→ THE INPUT:
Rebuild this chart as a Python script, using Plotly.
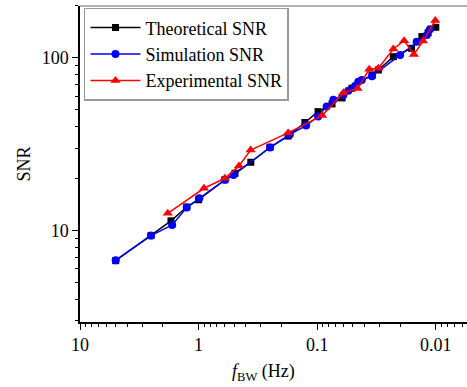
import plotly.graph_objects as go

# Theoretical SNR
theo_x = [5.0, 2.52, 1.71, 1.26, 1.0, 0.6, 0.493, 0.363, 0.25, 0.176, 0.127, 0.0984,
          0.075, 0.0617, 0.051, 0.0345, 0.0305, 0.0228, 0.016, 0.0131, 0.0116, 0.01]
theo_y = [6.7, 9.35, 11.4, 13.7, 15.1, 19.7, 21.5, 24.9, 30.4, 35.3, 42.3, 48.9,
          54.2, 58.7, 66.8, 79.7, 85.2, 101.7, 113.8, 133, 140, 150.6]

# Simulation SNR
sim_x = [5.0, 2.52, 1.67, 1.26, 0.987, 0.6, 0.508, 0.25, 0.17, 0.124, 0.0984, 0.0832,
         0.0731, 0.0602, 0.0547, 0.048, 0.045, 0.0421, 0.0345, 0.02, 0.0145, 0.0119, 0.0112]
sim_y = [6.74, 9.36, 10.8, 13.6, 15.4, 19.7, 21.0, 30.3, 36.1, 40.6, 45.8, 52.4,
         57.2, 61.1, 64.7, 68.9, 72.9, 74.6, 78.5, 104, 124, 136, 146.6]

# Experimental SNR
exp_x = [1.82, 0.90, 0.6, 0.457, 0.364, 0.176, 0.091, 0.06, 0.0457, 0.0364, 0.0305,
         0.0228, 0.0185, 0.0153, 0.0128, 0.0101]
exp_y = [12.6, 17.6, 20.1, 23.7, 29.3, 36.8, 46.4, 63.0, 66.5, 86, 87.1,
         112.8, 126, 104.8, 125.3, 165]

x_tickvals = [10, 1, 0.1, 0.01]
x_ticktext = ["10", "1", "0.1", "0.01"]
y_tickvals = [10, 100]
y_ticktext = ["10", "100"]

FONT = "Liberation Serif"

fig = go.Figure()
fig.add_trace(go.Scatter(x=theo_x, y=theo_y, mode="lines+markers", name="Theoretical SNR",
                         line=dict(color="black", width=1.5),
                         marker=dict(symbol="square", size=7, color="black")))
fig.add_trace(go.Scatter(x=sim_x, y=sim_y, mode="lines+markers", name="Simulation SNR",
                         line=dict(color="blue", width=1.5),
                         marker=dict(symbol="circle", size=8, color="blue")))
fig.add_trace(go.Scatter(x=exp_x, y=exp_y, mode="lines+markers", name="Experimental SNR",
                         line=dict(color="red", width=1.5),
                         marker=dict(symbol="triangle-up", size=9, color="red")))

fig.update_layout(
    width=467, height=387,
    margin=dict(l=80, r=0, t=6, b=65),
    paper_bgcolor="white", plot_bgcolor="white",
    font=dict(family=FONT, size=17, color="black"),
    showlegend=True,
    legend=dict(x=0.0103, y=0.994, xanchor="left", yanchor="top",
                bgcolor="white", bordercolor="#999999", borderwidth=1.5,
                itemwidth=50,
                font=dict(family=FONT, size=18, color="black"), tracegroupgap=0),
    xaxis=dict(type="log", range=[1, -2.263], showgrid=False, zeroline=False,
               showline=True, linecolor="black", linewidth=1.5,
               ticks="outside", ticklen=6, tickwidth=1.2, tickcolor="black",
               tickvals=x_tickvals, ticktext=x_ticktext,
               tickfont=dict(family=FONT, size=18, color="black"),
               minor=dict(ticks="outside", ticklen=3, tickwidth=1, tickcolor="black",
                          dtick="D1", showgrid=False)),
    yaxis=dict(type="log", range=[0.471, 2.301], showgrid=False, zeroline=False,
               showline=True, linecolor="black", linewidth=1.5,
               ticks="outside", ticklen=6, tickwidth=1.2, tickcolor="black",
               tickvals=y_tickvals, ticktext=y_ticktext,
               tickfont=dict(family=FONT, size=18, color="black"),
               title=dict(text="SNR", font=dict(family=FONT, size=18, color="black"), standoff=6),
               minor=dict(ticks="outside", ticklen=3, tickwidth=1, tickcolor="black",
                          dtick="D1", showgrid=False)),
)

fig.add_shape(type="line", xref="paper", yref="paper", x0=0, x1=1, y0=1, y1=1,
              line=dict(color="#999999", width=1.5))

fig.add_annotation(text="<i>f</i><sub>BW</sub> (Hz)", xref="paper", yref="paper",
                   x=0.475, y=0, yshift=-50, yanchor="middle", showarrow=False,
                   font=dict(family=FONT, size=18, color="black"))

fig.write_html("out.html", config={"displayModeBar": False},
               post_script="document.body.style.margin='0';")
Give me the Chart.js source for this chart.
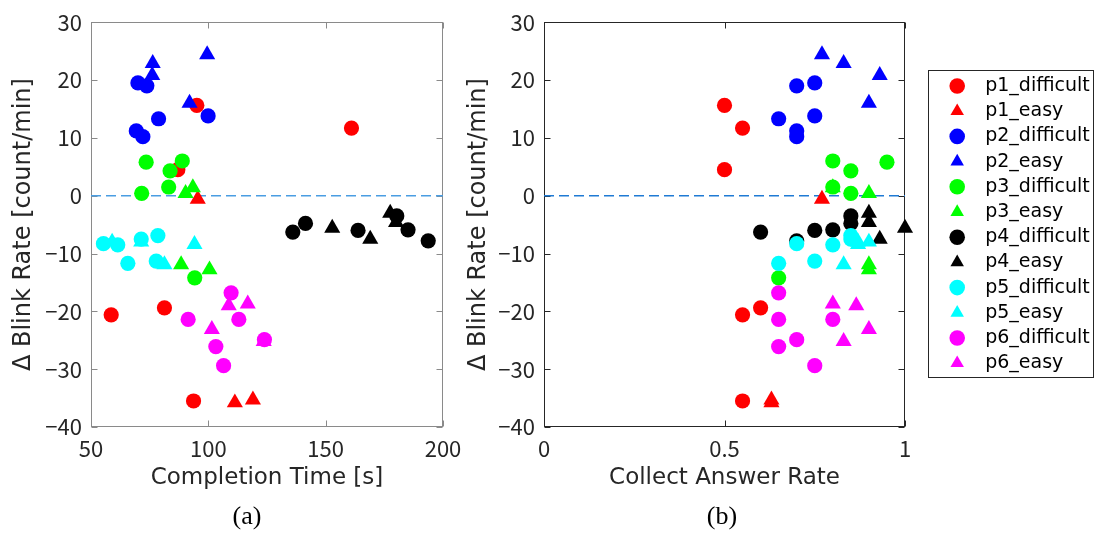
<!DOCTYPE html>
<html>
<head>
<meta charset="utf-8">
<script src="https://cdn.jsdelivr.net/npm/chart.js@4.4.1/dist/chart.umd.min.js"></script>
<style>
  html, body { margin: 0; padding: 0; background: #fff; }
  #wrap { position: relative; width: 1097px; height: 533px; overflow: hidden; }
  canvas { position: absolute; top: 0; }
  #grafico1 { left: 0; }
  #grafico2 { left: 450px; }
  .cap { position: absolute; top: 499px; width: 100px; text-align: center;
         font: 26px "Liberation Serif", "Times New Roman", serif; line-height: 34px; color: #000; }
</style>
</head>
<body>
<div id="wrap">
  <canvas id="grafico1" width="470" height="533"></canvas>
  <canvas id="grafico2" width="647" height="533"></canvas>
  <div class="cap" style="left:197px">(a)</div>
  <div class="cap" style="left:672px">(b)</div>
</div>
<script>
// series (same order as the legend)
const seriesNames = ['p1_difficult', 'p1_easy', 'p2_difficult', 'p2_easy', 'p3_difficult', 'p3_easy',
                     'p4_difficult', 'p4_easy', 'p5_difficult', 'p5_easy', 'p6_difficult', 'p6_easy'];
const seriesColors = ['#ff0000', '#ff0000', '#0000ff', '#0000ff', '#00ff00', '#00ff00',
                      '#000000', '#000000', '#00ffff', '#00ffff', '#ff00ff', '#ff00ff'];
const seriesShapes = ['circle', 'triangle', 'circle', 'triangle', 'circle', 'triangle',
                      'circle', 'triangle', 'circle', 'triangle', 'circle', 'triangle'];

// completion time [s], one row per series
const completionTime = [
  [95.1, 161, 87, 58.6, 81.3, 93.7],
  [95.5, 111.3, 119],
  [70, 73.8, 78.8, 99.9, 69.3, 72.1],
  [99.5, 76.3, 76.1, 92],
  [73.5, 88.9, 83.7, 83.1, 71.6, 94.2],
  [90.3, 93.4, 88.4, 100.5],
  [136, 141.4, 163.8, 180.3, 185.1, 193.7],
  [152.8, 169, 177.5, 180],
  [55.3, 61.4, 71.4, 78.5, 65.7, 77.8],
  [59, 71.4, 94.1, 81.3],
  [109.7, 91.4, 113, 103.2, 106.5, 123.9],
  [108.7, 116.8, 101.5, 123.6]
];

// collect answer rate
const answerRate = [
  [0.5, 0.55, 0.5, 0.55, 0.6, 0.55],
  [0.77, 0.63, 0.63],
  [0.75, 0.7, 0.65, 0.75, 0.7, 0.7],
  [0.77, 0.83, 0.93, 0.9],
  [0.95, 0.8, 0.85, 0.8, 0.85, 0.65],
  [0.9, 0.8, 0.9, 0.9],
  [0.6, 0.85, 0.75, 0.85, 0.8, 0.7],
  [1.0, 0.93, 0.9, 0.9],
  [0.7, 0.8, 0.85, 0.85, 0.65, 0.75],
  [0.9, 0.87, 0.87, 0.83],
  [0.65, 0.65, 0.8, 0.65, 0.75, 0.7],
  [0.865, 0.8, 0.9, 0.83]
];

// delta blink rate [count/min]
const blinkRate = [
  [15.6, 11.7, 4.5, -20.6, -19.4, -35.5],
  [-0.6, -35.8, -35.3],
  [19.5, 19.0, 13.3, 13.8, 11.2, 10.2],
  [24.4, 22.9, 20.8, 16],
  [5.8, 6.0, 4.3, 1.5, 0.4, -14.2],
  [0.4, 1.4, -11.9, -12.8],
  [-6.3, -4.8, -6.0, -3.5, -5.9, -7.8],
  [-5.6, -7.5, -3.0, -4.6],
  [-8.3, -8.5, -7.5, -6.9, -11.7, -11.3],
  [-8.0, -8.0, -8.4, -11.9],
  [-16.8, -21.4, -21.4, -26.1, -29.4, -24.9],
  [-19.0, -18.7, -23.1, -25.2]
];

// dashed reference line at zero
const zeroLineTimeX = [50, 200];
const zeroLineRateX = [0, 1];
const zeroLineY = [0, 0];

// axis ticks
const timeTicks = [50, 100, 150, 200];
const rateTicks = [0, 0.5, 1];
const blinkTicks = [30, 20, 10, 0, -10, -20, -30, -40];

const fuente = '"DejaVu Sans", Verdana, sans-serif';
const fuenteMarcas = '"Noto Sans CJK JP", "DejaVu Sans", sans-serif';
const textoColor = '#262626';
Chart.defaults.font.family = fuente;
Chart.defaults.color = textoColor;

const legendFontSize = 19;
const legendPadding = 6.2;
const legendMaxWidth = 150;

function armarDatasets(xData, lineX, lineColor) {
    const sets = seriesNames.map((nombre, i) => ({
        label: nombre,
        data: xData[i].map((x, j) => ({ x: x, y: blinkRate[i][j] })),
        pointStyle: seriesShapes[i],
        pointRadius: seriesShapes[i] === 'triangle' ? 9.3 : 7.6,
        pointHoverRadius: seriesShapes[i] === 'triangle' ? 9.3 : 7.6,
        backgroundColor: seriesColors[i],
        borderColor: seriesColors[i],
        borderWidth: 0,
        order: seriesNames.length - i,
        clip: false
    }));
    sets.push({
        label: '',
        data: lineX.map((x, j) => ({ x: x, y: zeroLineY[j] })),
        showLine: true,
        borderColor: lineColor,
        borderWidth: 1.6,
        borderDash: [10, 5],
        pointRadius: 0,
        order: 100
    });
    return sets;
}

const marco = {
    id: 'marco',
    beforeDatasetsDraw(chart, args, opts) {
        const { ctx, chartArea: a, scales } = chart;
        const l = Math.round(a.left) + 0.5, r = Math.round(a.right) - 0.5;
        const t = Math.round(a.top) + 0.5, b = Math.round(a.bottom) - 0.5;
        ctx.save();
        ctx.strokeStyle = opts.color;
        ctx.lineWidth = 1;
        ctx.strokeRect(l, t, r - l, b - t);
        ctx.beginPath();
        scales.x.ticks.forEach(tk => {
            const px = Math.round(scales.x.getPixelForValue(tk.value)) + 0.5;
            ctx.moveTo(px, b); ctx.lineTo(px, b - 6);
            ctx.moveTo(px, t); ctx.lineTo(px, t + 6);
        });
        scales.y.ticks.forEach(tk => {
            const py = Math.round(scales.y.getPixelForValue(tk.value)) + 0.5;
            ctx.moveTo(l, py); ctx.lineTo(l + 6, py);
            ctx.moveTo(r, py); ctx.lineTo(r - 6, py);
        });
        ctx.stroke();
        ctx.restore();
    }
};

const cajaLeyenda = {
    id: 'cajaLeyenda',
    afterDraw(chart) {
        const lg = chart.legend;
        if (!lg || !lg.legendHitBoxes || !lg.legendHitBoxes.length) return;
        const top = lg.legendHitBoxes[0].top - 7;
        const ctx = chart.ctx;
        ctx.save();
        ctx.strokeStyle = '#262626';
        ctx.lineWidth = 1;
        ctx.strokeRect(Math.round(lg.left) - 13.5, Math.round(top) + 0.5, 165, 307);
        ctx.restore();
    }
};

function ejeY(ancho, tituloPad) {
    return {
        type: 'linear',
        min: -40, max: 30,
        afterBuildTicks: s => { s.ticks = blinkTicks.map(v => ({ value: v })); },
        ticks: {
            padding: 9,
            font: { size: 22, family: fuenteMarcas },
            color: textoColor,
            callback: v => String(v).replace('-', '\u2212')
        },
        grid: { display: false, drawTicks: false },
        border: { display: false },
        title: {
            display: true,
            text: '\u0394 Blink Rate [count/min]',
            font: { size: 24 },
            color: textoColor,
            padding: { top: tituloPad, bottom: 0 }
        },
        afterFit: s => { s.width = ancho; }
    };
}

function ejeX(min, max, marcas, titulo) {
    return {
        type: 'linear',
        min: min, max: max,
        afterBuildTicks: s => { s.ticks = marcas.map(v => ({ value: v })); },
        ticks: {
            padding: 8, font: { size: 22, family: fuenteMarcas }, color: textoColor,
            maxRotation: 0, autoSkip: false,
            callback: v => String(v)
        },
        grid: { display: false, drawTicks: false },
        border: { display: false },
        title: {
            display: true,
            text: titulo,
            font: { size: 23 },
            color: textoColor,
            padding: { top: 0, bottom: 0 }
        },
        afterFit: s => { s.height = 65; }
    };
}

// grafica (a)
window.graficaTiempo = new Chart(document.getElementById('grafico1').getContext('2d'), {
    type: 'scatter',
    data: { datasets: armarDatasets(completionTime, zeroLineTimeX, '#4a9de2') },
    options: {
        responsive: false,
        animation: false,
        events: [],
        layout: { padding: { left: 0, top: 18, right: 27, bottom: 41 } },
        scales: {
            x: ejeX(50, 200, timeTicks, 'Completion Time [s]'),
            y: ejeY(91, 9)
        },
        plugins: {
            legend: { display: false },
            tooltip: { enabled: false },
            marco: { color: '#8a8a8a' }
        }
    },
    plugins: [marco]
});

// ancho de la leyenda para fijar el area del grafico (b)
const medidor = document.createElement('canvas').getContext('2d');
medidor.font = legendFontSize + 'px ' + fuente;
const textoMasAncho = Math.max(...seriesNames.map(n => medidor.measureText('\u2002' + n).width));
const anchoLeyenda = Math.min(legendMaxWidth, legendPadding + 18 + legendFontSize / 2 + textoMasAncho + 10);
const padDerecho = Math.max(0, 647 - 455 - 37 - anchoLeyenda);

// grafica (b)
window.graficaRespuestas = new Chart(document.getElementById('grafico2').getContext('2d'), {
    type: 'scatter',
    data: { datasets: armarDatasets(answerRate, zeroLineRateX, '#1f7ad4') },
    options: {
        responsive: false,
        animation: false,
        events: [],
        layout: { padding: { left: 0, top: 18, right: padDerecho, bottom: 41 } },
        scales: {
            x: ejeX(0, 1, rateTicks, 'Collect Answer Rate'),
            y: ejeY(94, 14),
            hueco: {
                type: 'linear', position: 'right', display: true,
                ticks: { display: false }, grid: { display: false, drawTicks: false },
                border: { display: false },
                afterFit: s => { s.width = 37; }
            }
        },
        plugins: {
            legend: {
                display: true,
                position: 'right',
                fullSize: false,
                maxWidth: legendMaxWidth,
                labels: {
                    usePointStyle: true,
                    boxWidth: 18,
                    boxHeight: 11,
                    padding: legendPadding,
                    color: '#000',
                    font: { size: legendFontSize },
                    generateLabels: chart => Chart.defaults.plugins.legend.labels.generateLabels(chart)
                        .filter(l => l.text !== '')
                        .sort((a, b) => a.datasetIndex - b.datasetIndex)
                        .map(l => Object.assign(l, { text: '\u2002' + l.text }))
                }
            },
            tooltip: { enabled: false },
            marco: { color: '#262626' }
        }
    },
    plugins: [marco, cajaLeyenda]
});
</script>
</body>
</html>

→ EXERCISE GOAL: Take the records above from their first line through the line with "54.2, 58.7, 66.8, 79.7, 85.2, 101.7, 113.8, 133, 140, 150.6]" and set those lines down word for word, minus the pictures.

→ COMPLETED TASK:
Rebuild this chart as a Python script, using Plotly.
import plotly.graph_objects as go

# Theoretical SNR
theo_x = [5.0, 2.52, 1.71, 1.26, 1.0, 0.6, 0.493, 0.363, 0.25, 0.176, 0.127, 0.0984,
          0.075, 0.0617, 0.051, 0.0345, 0.0305, 0.0228, 0.016, 0.0131, 0.0116, 0.01]
theo_y = [6.7, 9.35, 11.4, 13.7, 15.1, 19.7, 21.5, 24.9, 30.4, 35.3, 42.3, 48.9,
          54.2, 58.7, 66.8, 79.7, 85.2, 101.7, 113.8, 133, 140, 150.6]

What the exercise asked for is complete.